Non vogliamo dare la colpa al card. Betori ma, in una diocesi di poco meno di un milione di battezzati (QUI), qualche domanda la si dovrebbe fare.
QUI la notizia e le dichiarazioni di Betori.
Luigi
Campari e de Maistre, 28-12-20
Non c’è alcun dubbio che fosse sincero, il cardinale Giuseppe Betori, arcivescovo di Firenze, quando, un paio di giorni fa, nella videoconferenza natalizia con la stampa ha definito «una delle ferite più grosse del mio episcopato» il fatto che nel 2021, a Firenze, non ci sarà nessun nuovo seminarista. Neppure uno. Un vuoto su cui interrogarsi anche al di fuori dei confini della Toscana; anche perché, nel mondo, i sacerdoti cattolici non sono fatto spariti, anzi sono pure aumentati se si pensa che nel 1975 risultavano essere 404.783 mentre nel 2017 ammontavano a 414.582.
Perfino le ordinazioni sacerdotali, nel confronto tra i due anni citati, sono globalmente cresciute, passando da poco più di 4.600 a circa 5.800. Quindi il problema non è l’assenza di vocazioni, ma l’assenza di vocazioni in Occidente e, in particolare, in Europa e in Italia. Un fenomeno che, per essere compreso, richiederebbe un ragionamento complesso che, inevitabilmente, chiama in causa la secolarizzazione occidentale. Per non annoiare il lettore, ci limitiamo quindi, qui, ad una riflessione telegrafica su origine della crisi delle vocazioni e risposta ad essa.

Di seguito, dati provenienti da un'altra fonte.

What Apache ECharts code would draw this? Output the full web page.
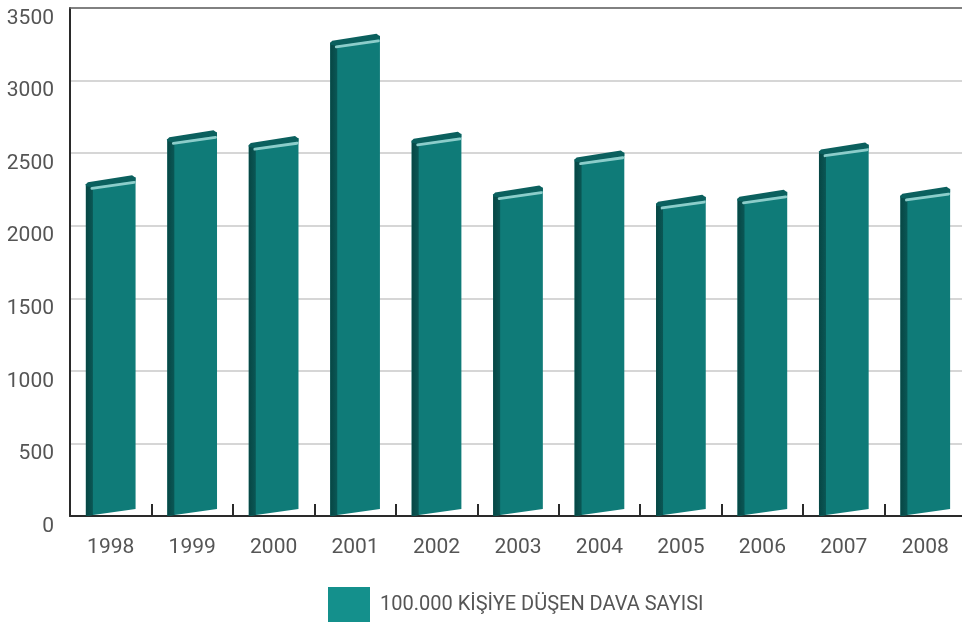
<!DOCTYPE html>
<html>
<head>
<meta charset="utf-8">
<script src="https://cdn.jsdelivr.net/npm/echarts@6/dist/echarts.min.js"></script>
<style>
  html, body { margin: 0; padding: 0; background: #fff; }
  #chart { width: 962px; height: 626px; }
</style>
</head>
<body>
<div id="chart"></div>
<script>
const years = ['1998', '1999', '2000', '2001', '2002', '2003', '2004', '2005', '2006', '2007', '2008'];
const caseCounts = [2310, 2620, 2580, 3285, 2610, 2240, 2480, 2175, 2210, 2535, 2230];
const seriesName = '100.000 KİŞİYE DÜŞEN DAVA SAYISI';
const yTicks = { min: 0, max: 3500, interval: 500 };

const FONT = 'Roboto, "Liberation Sans", sans-serif';
const C_FRONT = '#0f7b78';
const C_SIDE = '#0a5755';
const C_TOP = '#0b605e';
const C_HI = '#8ccdca';

const chart = echarts.init(document.getElementById('chart'), null, { renderer: 'canvas' });

function renderBar(params, api) {
  const i = api.value(0);
  const v = api.value(1);
  const topP = api.coord([i, v]);
  const baseP = api.coord([i, 0]);
  const bw = api.size([1, 0])[0] * 0.61;
  const L = topP[0] - bw / 2, R = topP[0] + bw / 2;
  const t = topP[1], b = baseP[1];
  const skew = 7;
  const side = 7;
  const yTL = t + 3.5, yTR = yTL - skew;
  const yBL = b, yBR = b - skew;
  const slope = -skew / (R - L);
  const yAt = (x, y0) => y0 + slope * (x - L);
  return {
    type: 'group',
    children: [
      { type: 'polygon', shape: { points: [[L, yTL], [R, yTR], [R, yBR], [L, yBL]] },
        style: { fill: C_FRONT } },
      { type: 'polygon', shape: { points: [[L, yTL], [L + side, yAt(L + side, yTL) + 2], [L + side, yAt(L + side, yBL)], [L, yBL]] },
        style: { fill: new echarts.graphic.LinearGradient(0, 0, 1, 0, [
          { offset: 0, color: '#074644' }, { offset: 1, color: C_SIDE }]) } },
      { type: 'polygon', shape: { points: [
          [L, yTL], [L + 2, yTL - 2], [R - 3.5, yTR - 2], [R, yTR + 0.5], [R, yTR + 3.5],
          [L + side, yAt(L + side, yTL) + 4], [L, yTL + 2]] },
        style: { fill: C_TOP } },
      { type: 'line', shape: { x1: L + side - 1, y1: yAt(L + side - 1, yTL) + 5, x2: R - 1.5, y2: yAt(R - 1.5, yTL) + 5 },
        style: { stroke: C_HI, lineWidth: 2.8, lineCap: 'round' } }
    ]
  };
}

const option = {
  backgroundColor: '#ffffff',
  animation: false,
  grid: { left: 70, top: 8, width: 896, bottom: 110, containLabel: false, outerBoundsMode: 'none' },
  legend: {
    data: [{ name: seriesName, icon: 'rect', itemStyle: { color: '#14908c' } }],
    left: 323, top: 582,
    itemWidth: 42, itemHeight: 35,
    textStyle: { fontFamily: FONT, fontSize: 20, color: '#555', padding: [3, 0, 0, 5] },
    selectedMode: false
  },
  xAxis: [{
    type: 'category',
    data: years,
    boundaryGap: true,
    axisLine: { show: true, lineStyle: { color: '#2a2a2a', width: 2 } },
    axisTick: { show: true, inside: true, length: 12, alignWithLabel: false, lineStyle: { color: '#2a2a2a', width: 2 } },
    axisLabel: { margin: 21, fontFamily: FONT, fontSize: 21, color: '#555' }
  }, {
    type: 'category',
    position: 'top',
    data: years,
    axisLine: { show: true, lineStyle: { color: '#666', width: 1.5 } },
    axisTick: { show: false },
    axisLabel: { show: false }
  }],
  yAxis: {
    type: 'value',
    min: yTicks.min, max: yTicks.max, interval: yTicks.interval,
    axisLine: { show: true, lineStyle: { color: '#2a2a2a', width: 2 } },
    axisTick: { show: false },
    axisLabel: { margin: 16, fontFamily: FONT, fontSize: 21, color: '#555', verticalAlign: 'top',
      formatter: (v) => String(v) },
    splitLine: { show: true, lineStyle: { color: '#c8c8c8', width: 1.5 } }
  },
  series: [{
    name: seriesName,
    type: 'custom',
    itemStyle: { color: '#14908c' },
    renderItem: renderBar,
    encode: { x: 0, y: 1 },
    data: years.map((y, i) => [i, caseCounts[i]]),
    z: 3
  }]
};
chart.setOption(option);
</script>
</body>
</html>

Iniziando con l’origine, possiamo dire che i seminaristi, in Italia, hanno iniziato a ridursi da molti decenni, anzi probabilmente – come suggeriscono alcuni dati, anche se frammentari – da qualche secolo, e precisamente tra la fine del ‘700 e l’inizio ‘800. Ciò che osserviamo oggi è dunque la fase finale di un percorso di trasformazione, che però troppo a lungo non è stato considerato come grave. Infatti – e veniamo alla risposta alla crisi delle vocazioni – nel mondo cattolico si è a lungo assistito a questo fenomeno con passività, se non con uno sguardo di favore.
La passività è stata quella di chi per decenni ha detto che i «i tempi sono cambiati», salvo oggi dover riconoscere che i tempi sono catastrofici. Lo sguardo di favore è invece stato quello di chi, in casa cattolica, sosteneva che siccome alcune vocazioni passate potevano essere il frutto di dinamiche socialmente inerziali, erano da considerarsi le benvenute poche vocazioni «ma buone». Peccato che il «poche ma buone» si stia trasformando nel meno entusiasmante «nessuna». Questo dovrebbe ispirare, non solo a Firenze, un ripensamento ecclesiale all’insegna neppure dell’evangelizzazione, ma proprio della conversione.
Il solo modo che il cristianesimo e la Chiesa, in Occidente, hanno di uscire dall’angolo è dunque quello di affacciarsi al mondo non più con l’illusione di averlo vicino ma con l’amara consapevolezza di averlo distante. Questa, attenzione, non è un’ipotesi teologica, ma è una solida evidenza sociologica dato che – in casa cattolica ma pure protestante – le congregazioni e gli ordini più conservatori e meno aperti agli «aggiornamenti» sono quelli che tutt’ora registrano un buon numero di vocazioni. La spiegazione di ciò è semplice: in un mondo liquido, queste realtà non propongono un cristianesimo liquido bensì – per usare un’espressione che renda l’idea – hardcore.
Certo, per proporre una visione dottrinale non in sintonia con la cultura dominante – o più semplicemente per proporre il cristianesimo così com’è – si corre il rischio di ritrovarsi isolati, con la quasi certezza di essere irrisi dai media e da quanti ne sposano i punti di vista. Eppure solo così la Chiesa, in un Occidente che l’ascolta ormai se parla di migranti o di ambiente – temi in cui la visione religiosa entra, ma non è indispensabile – tornerà protagonista. «La Chiesa è stata per molti secoli la protagonista della storia», ha osservato il filosofo Andrea Emo, «poi ha assunto la parte non meno gloriosa di antagonista della storia. Oggi sembra esserne solo la cortigiana».